▸ Data

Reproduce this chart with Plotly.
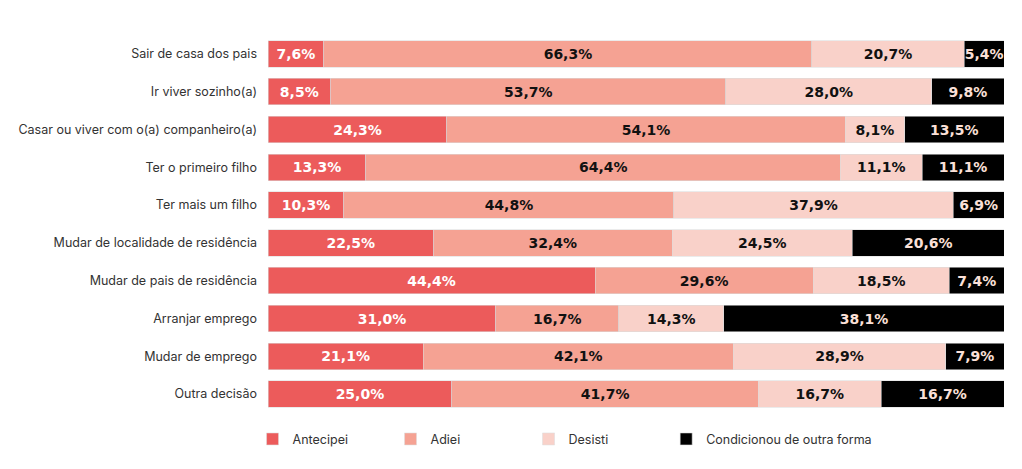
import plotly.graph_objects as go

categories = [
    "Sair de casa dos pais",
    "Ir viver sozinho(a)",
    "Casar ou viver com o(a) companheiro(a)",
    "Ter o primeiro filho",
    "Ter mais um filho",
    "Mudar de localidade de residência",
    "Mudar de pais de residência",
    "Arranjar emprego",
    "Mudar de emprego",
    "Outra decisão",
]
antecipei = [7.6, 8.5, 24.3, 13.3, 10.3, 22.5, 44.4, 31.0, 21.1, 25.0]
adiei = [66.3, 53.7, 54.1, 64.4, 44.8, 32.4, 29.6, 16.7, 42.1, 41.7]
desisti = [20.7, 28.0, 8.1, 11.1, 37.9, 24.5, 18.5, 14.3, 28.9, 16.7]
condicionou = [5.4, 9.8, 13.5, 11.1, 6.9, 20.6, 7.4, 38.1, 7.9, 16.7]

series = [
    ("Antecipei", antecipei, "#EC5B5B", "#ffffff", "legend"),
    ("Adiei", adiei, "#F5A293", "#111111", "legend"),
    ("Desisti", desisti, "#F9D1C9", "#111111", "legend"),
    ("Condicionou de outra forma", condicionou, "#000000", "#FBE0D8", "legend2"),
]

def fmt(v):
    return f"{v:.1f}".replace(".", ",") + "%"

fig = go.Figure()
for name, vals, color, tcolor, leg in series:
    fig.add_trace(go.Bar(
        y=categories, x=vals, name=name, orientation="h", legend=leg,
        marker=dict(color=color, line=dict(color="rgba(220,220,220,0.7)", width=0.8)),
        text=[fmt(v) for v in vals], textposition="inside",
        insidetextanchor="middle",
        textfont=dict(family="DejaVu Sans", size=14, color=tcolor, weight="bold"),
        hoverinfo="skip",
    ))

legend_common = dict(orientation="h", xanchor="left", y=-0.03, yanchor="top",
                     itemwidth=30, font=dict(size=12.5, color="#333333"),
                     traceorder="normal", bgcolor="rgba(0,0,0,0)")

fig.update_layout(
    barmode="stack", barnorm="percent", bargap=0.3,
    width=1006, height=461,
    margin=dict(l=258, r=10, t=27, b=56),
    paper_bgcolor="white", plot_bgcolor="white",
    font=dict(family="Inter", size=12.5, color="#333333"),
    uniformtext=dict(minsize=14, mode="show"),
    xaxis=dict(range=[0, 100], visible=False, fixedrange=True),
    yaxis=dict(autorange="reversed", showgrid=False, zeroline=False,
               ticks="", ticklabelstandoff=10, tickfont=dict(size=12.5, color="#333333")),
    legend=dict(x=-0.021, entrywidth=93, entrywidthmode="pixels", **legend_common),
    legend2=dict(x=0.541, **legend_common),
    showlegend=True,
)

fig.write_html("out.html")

▸ Exercise description
Write out again, exactly, the lines from the start of the listing up to the line containing "import plotly.graph_objects as go", with both ends and without pictures.

▸ Response
Reproduce this chart with Plotly.
import plotly.graph_objects as go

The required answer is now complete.